Aragon, Breton et Desnos s’indignaient, il y a un siècle, que l’on songe à ériger un monument Rimbaud à Charleville. Que diraient-ils de ce projet de le faire entrer, avec Verlaine, au Panthéon ? Attention avec les statues. Elles meurent quand on les déboulonne. Mais elles peuvent, quand on les érige, nuire autant qu’elles honorent

2 Commentaires

  1. La réussite, hein ? contestable ? des ravisseurs de Sophie Pétronin, mérite sans doute quelques nuances de rabat-joie.
    Sans aller jusqu’à Nous ridiculiser en accueillant par une ovation les négociateurs de sa libération s’entend.
    Quoique.
    La différence entre un djihadiste incarcéré et un djihadiste libéré en échange d’un ou deux otages (avec plusieurs centaines, voire quelques milliers — on a déjà connu ça — de codétenus de calibre inférieur ou supérieur au sien) consiste dans le fait que, si le premier a été neutralisé par une privation de liberté, il est parfois nécessaire de recourir à des armes létales pour stopper le retour en fanfare du second.
    La vie d’une humanitaire française vaut bien celle d’un soldat israélien ; or nous nous sommes félicités de ce qu’Israël eût le cran de relâcher dans la nature une diarrhée d’assassins contre la préservation d’un seul de ses fils ; nous étions tous conscients qu’il en allait de sa propre préservation, que le prix exorbitant que la nation israélienne accordait à la vie d’un homme qui s’était montré prêt au sacrifice ultime afin d’assurer sa défense coïncidait avec la valeur même de l’existence de cette nation.
    Gageons que celle qui fut une matrice des Lumières ne cessera jamais de diffuser son sens du droit universel des cœurs et des âmes à recevoir leur part de manne quotidienne en sorte que ceux-ci, au même titre que celles-ci, puissent, où qu’ils dépérissent, continuer à subsister.

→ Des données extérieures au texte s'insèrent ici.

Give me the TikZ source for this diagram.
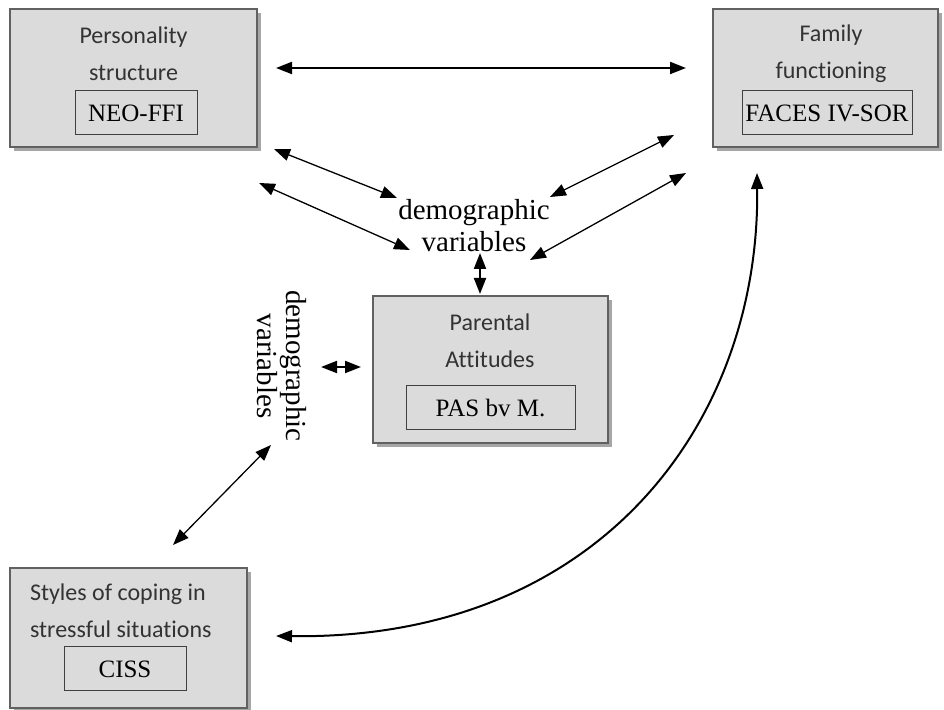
\documentclass[tikz,border=0pt]{standalone}
\usepackage{fontspec}
\setmainfont{Liberation Serif}
\newfontfamily\boxfont[Ligatures=NoCommon]{Carlito}
\usetikzlibrary{arrows.meta,shadows}

\tikzset{
  varbox/.style={draw=black!62,line width=1pt,fill=black!14,
    drop shadow={shadow xshift=2pt,shadow yshift=-2pt,fill=black!35,opacity=1}},
  testbox/.style={draw=black!75,line width=0.5pt,inner sep=0pt,
    font=\fontsize{12.5}{14}\selectfont},
  boxtitle/.style={font=\boxfont\fontsize{12}{18.5}\selectfont,text=black!80,align=center},
  demog/.style={font=\fontsize{14.5}{16}\selectfont,align=center,inner sep=0pt},
  link/.style={{Triangle[length=8pt,width=6pt]}-{Triangle[length=8pt,width=6pt]},line width=0.65pt},
  thicklink/.style={link,line width=1pt}
}

\begin{document}
\begin{tikzpicture}[x=0.5pt,y=-0.5pt]
  \useasboundingbox (0,0) rectangle (944,710);
  % the four measured variables
  \node[varbox,minimum width=123.5pt,minimum height=69pt] (pers) at (133.5,78) {};
  \node[varbox,minimum width=112.5pt,minimum height=69pt] (fam) at (825.5,78) {};
  \node[varbox,minimum width=117.5pt,minimum height=73.5pt] (par) at (490.5,369.5) {};
  \node[varbox,minimum width=118.5pt,minimum height=70pt] (sty) at (128.5,638) {};
  \node[boxtitle] (perst) at (133.5,53.5) {Personality\\structure};
  \node[boxtitle] (famt) at (831,54) {Family\\functioning};
  \node[boxtitle] (part) at (490,341) {Parental\\Attitudes};
  \node[boxtitle,align=left,anchor=west] (styt) at (23,611) {Styles of coping in\\stressful situations};
  % questionnaires
  \node[testbox,minimum width=61pt,minimum height=22pt] (neo) at (136,113) {NEO-FFI};
  \node[testbox,minimum width=85pt,minimum height=22pt] (faces) at (827,113) {FACES IV-SOR};
  \node[testbox,minimum width=84.5pt,minimum height=22pt] (pas) at (490.5,408) {PAS bv M.};
  \node[testbox,minimum width=61pt,minimum height=22pt] (ciss) at (125,669) {CISS};
  \node[demog] (dvtop) at (474,226) {demographic\\variables};
  \node[demog,rotate=-90,font=\fontsize{14.5}{12.5}\selectfont] (dvside) at (282,366) {demographic\\variables};
  % relations
  \draw[thicklink] ([xshift=9pt,yshift=5pt]pers.east) -- ([xshift=-13pt,yshift=5pt]fam.west);
  \draw[link] ([xshift=8pt,yshift=-0.5pt]pers.south east) -- ([xshift=-38.5pt,yshift=14pt]dvtop.center);
  \draw[link] ([xshift=0.5pt,yshift=-17.5pt]pers.south east) -- ([xshift=-32pt,yshift=-12pt]dvtop.center);
  \draw[link] ([xshift=-19pt,yshift=6.5pt]fam.south west) -- ([xshift=38pt,yshift=14.5pt]dvtop.center);
  \draw[link] ([xshift=-13pt,yshift=-12.5pt]fam.south west) -- ([xshift=28pt,yshift=-17pt]dvtop.center);
  \draw[thicklink] ([xshift=3pt,yshift=-13.5pt]dvtop.center) -- ([xshift=-5.25pt,yshift=0.5pt]par.north);
  \draw[thicklink] ([xshift=19.5pt,yshift=-0.5pt]dvside.center) -- ([xshift=-5.5pt,yshift=1.25pt]par.west);
  \draw[link] ([xshift=-5.5pt,yshift=-39.5pt]dvside.center) -- ([xshift=22.25pt,yshift=11pt]sty.north);
  \draw[thicklink] ([xshift=14pt,yshift=1pt]sty.east) .. controls +(325,4) and +(3,248) .. ([xshift=-34.25pt,yshift=-12.5pt]fam.south);
\end{tikzpicture}
\end{document}
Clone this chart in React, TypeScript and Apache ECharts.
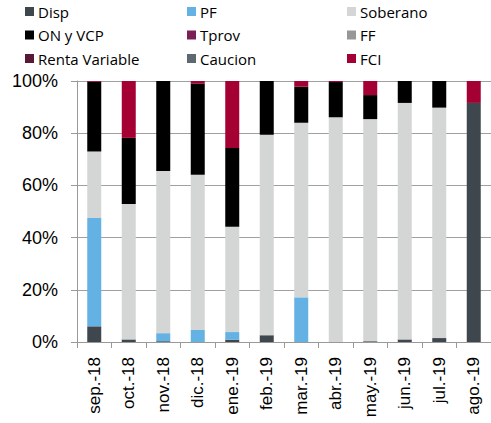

  2. L’idée que je pourrais cautionner la politique d’un homme qui abaisse à un niveau aussi abyssal l’aura de la plus grande démocratie du monde, — avec les responsabilités colossales que cela incombe, — cette sale idée — qui ne vient pas de moi — ne m’a jamais effleuré l’esprit.
    D’un autre côté : je n’ai pas connaissance qu’une procédure d’exclusion ait été entamée à l’encontre des élues islamofascistes du Parti démocrate américain ; je suppose que vous non plus…
    De notre côté : imaginons qu’un ou deux membres de LaREM aient exprimé leur désir de rencontrer en chair et en os le détenu Salah Abdeslam dans le but d’apporter, au nom de la Nation qui les a investis du pouvoir de la représenter dans son entièreté, un soutien retentissant à la cause qu’il incarne. Combien de temps leur donneriez-vous avant qu’un communiqué officiel nous annonce leur glaçante radiation ?
    Vous me direz que le seul membre survivant des commandos du 13-Novembre n’a rien d’un pur combattant palestinien de la trempe de Marouane Barghouti, ce à quoi j’acquiescerai sans résistance. — Toutes proportions gardées, Abdeslam est à Barghouti ce que Demjanjuk est à Heydrich. Aussi tous ceux qui ont légitimé d’une façon ou d’une autre une Intifada pogromiste répondant au mot d’ordre de ce Raïs, piqué au vif par la prouesse d’al-Qaïda, dont je rappelle qu’il vociférait de manière saccadée son appel au Jihâd kalachniqué, lequel est l’instrument d’une guerre totale, doivent-ils être traités comme ils le méritent par les civilisations mortelles — moribondes pour certaines — qu’ils brûlent d’anéantir.
    On pourrait poursuivre la dialyse comparative avec la mise en regard des milices suprémacistes pro-Trump et des Gardiens de la révolution islamique pro-Biden, même si les unes sont un problème interne rongeant les entrailles du monde libre quand, jusqu’à nouvel ordre, les autres profitent de notre naïveté tout en se heurtant aux Longs Murs que nous avons dressés entre nos libertés refondatrices et une immémoriale inclination à la servitude involontaire, mauvais principe s’il en est, auquel notre Constitution a fait le choix de ne plus céder.
    Je ne me fais aucune illusion sur les capacités de notre gauchiasse carabinée à redresser la barre à gauche, mais je vous en conjure, ailiers droits de ce qui fit jadis l’honneur de l’éternelle protodémocratie sociale que nous n’en finirons jamais de hisser à sa propre hauteur : ne laissez pas Macron trop longtemps seul au cœur d’une tempête morale qui s’apprête à asséner son shutō-uchi au village planétaire.